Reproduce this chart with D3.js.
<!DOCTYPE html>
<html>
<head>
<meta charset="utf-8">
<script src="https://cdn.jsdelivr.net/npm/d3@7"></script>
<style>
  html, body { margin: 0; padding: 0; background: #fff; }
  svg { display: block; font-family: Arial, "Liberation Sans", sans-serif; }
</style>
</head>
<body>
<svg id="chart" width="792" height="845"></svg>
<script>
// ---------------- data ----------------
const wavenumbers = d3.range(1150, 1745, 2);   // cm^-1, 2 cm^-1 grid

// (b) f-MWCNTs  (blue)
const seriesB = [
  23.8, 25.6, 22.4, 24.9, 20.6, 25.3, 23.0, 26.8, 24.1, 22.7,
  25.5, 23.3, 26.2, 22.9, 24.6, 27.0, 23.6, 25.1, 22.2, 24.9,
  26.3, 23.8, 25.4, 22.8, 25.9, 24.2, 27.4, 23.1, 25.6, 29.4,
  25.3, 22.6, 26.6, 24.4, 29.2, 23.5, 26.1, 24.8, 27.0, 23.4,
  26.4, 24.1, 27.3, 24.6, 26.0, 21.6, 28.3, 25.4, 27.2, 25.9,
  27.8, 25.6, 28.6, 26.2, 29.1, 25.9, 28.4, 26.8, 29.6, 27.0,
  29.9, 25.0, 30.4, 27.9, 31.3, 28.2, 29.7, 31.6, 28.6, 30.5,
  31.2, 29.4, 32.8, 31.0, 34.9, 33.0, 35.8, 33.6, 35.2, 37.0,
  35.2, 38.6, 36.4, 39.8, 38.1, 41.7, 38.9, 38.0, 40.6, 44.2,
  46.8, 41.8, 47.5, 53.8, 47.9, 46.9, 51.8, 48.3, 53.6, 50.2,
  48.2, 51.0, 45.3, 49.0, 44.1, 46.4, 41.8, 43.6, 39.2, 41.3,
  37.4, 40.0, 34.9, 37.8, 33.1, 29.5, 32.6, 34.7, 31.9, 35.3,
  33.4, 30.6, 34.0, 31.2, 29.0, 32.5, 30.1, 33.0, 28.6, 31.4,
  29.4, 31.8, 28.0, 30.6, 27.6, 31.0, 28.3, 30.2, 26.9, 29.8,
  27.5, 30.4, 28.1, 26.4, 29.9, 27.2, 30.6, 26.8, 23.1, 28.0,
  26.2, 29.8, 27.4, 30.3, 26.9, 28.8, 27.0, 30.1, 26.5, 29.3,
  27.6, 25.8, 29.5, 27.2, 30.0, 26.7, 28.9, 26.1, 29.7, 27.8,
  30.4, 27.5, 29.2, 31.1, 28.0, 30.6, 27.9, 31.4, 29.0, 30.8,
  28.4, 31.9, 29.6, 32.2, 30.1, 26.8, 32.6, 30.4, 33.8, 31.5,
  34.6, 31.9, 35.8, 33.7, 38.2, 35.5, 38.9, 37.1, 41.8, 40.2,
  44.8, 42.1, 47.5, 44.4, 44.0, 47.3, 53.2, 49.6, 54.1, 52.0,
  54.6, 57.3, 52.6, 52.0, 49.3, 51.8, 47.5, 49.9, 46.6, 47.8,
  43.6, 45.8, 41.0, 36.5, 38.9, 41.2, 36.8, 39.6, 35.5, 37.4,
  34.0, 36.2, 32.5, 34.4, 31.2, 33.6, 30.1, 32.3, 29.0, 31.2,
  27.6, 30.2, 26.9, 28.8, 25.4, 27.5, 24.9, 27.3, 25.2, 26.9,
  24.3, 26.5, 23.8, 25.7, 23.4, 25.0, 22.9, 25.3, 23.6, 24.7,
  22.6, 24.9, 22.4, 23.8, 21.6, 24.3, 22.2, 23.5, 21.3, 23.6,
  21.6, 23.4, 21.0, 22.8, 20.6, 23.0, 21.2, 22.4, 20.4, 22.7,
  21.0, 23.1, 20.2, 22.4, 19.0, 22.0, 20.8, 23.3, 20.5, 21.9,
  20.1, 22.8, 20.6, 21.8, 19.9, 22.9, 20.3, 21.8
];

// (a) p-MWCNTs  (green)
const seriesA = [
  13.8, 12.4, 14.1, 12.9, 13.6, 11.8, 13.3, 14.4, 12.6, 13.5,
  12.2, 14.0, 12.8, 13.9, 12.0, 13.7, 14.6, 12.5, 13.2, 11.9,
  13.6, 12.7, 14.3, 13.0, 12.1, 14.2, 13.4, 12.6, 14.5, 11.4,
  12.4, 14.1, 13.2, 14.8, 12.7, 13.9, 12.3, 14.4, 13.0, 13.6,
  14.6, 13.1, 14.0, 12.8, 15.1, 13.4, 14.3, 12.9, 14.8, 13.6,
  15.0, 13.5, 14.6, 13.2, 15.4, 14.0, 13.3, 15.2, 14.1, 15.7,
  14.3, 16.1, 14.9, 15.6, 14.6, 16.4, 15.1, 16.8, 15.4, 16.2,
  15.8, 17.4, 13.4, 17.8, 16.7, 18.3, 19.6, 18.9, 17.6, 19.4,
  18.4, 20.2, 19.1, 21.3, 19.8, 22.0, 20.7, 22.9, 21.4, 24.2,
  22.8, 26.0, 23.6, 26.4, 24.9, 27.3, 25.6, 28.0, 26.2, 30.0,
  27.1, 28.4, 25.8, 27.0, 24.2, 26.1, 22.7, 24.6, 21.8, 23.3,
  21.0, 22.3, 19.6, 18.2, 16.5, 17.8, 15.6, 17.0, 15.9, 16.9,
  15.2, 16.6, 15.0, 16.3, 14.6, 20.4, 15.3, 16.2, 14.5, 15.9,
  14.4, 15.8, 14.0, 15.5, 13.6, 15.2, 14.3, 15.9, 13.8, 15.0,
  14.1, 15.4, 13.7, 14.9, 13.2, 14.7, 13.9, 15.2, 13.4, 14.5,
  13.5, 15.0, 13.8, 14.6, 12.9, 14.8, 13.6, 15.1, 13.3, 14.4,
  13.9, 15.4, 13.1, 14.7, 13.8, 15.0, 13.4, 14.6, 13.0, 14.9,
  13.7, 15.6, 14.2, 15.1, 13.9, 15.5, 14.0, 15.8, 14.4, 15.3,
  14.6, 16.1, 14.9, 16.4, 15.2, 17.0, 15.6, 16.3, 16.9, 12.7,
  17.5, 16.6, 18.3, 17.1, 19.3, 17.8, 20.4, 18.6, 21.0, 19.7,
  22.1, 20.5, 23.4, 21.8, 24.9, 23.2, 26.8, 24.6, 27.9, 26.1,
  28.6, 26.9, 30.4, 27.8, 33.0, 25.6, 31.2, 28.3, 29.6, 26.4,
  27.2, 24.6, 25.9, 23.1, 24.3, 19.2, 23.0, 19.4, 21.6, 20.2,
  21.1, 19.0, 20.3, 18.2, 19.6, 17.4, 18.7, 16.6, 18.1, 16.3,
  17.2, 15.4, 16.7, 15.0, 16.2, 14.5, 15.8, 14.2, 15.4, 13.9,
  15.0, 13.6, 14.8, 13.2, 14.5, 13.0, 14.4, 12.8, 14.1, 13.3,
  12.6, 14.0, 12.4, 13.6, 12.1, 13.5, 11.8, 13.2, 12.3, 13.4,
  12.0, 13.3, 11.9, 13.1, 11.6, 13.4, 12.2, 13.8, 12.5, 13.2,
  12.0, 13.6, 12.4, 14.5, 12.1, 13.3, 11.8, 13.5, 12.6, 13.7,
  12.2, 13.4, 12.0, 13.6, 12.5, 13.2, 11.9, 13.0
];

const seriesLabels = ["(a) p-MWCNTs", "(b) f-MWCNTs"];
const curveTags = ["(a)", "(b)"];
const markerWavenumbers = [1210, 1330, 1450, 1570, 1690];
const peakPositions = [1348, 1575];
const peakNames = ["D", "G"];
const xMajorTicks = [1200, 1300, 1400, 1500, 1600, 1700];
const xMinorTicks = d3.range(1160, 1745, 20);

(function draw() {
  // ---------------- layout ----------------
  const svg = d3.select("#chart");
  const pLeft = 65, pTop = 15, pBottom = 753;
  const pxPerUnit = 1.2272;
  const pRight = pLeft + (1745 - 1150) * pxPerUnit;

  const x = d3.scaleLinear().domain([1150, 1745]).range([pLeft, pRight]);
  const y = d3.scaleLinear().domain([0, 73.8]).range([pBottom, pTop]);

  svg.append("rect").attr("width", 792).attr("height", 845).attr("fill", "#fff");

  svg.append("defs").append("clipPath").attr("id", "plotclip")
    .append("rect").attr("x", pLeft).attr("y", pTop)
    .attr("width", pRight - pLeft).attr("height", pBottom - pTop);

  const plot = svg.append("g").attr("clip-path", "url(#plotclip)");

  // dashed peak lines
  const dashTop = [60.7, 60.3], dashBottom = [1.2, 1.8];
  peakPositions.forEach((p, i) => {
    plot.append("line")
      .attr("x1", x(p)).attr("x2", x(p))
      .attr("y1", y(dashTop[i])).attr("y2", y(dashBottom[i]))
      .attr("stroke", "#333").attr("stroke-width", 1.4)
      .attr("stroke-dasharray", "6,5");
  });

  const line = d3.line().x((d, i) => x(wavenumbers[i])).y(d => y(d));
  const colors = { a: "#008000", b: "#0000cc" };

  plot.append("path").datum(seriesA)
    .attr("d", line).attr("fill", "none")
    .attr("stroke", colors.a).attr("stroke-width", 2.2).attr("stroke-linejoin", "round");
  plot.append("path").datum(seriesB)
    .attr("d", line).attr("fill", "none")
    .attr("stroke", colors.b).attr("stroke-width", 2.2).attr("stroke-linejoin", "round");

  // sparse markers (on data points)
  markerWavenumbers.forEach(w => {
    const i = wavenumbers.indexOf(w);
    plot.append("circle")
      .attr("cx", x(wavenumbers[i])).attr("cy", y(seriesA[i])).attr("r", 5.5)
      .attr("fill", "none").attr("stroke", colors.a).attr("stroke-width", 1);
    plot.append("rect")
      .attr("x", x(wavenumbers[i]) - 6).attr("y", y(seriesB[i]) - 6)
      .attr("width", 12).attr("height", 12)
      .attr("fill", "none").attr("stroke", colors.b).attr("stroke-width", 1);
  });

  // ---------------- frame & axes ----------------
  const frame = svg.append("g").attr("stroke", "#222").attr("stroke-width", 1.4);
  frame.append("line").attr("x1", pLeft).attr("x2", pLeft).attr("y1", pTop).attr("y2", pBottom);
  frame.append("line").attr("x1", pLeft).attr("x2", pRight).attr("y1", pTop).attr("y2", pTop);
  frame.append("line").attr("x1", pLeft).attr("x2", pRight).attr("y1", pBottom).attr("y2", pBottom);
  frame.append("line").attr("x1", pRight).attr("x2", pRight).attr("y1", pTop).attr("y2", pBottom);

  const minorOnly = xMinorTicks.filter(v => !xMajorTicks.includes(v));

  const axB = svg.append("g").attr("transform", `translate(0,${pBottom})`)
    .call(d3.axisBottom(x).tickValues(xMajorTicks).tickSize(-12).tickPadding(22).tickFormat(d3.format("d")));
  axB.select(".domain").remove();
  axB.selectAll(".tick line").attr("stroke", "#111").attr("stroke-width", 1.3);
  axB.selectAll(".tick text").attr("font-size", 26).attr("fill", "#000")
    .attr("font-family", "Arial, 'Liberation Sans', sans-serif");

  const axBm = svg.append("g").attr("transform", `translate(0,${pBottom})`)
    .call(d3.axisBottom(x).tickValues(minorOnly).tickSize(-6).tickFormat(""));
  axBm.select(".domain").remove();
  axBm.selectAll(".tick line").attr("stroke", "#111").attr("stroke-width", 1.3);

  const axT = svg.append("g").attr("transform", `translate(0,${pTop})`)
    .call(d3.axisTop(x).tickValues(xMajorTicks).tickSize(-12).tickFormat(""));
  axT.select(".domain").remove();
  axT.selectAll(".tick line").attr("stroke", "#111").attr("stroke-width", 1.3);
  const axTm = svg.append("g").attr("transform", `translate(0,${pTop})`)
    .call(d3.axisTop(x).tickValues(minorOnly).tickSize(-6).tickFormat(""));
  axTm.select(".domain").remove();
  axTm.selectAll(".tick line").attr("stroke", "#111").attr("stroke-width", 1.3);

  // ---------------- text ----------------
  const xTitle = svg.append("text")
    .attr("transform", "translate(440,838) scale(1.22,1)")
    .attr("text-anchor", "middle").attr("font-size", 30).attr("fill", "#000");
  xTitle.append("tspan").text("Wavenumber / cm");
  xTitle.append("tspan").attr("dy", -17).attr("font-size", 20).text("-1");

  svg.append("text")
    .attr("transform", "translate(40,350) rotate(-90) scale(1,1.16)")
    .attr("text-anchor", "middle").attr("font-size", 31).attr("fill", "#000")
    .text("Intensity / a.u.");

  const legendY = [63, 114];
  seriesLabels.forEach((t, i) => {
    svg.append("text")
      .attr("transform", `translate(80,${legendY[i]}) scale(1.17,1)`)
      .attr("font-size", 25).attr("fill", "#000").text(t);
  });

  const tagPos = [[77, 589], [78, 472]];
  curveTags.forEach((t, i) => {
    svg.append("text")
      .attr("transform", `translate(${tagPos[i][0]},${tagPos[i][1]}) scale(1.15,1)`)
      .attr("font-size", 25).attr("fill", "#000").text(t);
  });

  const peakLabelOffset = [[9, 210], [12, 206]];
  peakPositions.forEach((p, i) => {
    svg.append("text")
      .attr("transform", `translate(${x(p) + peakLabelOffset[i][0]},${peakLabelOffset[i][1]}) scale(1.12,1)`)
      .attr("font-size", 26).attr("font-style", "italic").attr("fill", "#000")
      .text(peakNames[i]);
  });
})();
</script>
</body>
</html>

> _Requirement_
Only the lines from the beginning of the material to the line containing "const wavenumbers = d3.range(1150, 1745, 2);" should be echoed, verbatim and in full.

> _Reply to the exercise_
Reproduce this chart with D3.js.
<!DOCTYPE html>
<html>
<head>
<meta charset="utf-8">
<script src="https://cdn.jsdelivr.net/npm/d3@7"></script>
<style>
  html, body { margin: 0; padding: 0; background: #fff; }
  svg { display: block; font-family: Arial, "Liberation Sans", sans-serif; }
</style>
</head>
<body>
<svg id="chart" width="792" height="845"></svg>
<script>
// ---------------- data ----------------
const wavenumbers = d3.range(1150, 1745, 2);   // cm^-1, 2 cm^-1 grid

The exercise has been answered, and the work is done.